VanGrack argues these state actions pose "real and imminent" threats to customers, forcing Coinbase to seek clarity in federal court. At the heart of the dispute is whether sports-related event contracts constitute illegal gambling under state law or are federally regulated derivatives. VanGrack contends the Commodity Exchange Act grants the Commodity Futures Trading Commission (CFTC) exclusive jurisdiction over swaps and derivatives, including these contracts, and contains a "special rule" allowing only the CFTC—not states—to prohibit them on public policy grounds.
The litigation head specifically criticized Illinois officials' claim that state intervention is necessary due to limited CFTC resources, labeling that argument a form of "gaslighting." He pointed to the CFTC's long-standing oversight of multi-trillion-dollar derivatives markets and recent enforcement reminders around insider trading in event contracts as evidence of the agency's active regulatory capacity.

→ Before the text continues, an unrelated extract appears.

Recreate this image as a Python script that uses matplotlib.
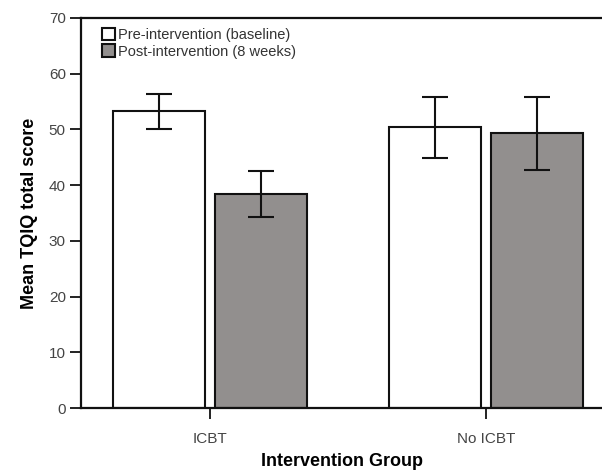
import numpy as np
import matplotlib.pyplot as plt

# Datos
grupos = ['ICBT', 'No ICBT']
series = ['Pre-intervention (baseline)', 'Post-intervention (8 weeks)']
media_pre = [53.3, 50.4]
media_post = [38.4, 49.4]
ic_pre_bajo = [50.1, 44.9]
ic_pre_alto = [56.3, 55.9]
ic_post_bajo = [34.3, 42.8]
ic_post_alto = [42.6, 55.9]

plt.rcParams['font.family'] = ['Liberation Sans', 'DejaVu Sans']

fig = plt.figure(figsize=(6.02, 4.73), dpi=100)
ax = fig.add_axes([0.1346, 0.1374, 0.8654, 0.8246])

x = np.arange(len(grupos))
ancho = 0.333
desp = 0.185

err_pre = [np.array(media_pre) - np.array(ic_pre_bajo),
           np.array(ic_pre_alto) - np.array(media_pre)]
err_post = [np.array(media_post) - np.array(ic_post_bajo),
            np.array(ic_post_alto) - np.array(media_post)]

ax.bar(x - desp, media_pre, ancho, color='white', edgecolor='#111111',
       linewidth=1.5, label=series[0], zorder=2)
ax.bar(x + desp, media_post, ancho, color='#928f8e', edgecolor='#111111',
       linewidth=1.5, label=series[1], zorder=2)
ax.errorbar(x - desp, media_pre, yerr=err_pre, fmt='none', ecolor='#111111',
            elinewidth=1.5, capsize=9.5, capthick=1.5, zorder=3)
ax.errorbar(x + desp, media_post, yerr=err_post, fmt='none', ecolor='#111111',
            elinewidth=1.5, capsize=9.5, capthick=1.5, zorder=3)

ax.set_xlim(-0.467, 1.42)
ax.set_ylim(0, 70)
ax.set_yticks(np.arange(0, 71, 10))
ax.set_xticks(x)
ax.set_xticklabels(grupos)

ax.spines['right'].set_visible(False)
for lado in ['left', 'bottom', 'top']:
    ax.spines[lado].set_linewidth(1.6)
    ax.spines[lado].set_color('#111111')

ax.tick_params(axis='both', direction='out', length=8, width=1.3,
               color='#111111', labelcolor='#444444', labelsize=11)
ax.tick_params(axis='x', pad=9)
ax.tick_params(axis='y', pad=3)

ax.set_ylabel('Mean TQIQ total score', fontsize=13, fontweight='bold', labelpad=8)
ax.set_xlabel('Intervention Group', fontsize=13, fontweight='bold', labelpad=5)

ax.legend(loc='upper left', bbox_to_anchor=(0.02, 1.0), frameon=False,
          fontsize=10.5, handlelength=0.9, handleheight=0.9, handletextpad=0.2,
          labelspacing=0.15, labelcolor='#333333', borderaxespad=0.3)

fig.savefig('out.png', dpi=100)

Coinbase draws a fundamental distinction between its prediction markets and traditional sports betting. On a CFTC-overseen designated contract market like Kalshi, buyers and sellers set prices on an exchange for contracts that settle based on verifiable outcomes. In contrast, sportsbook operators set odds and take the other side of the bet, a structure regulated by states. VanGrack emphasized that no one is arguing the CFTC should regulate sportsbooks, only that exchange-traded event contracts fall under federal derivatives law.
The broader stakes involve preventing a fragmented regulatory landscape. VanGrack warned that subjecting national derivatives markets to "a patchwork of 50 regulators" would undermine investor confidence and market stability, arguing that Congress long ago established a unified federal framework for derivatives that should apply equally to prediction markets.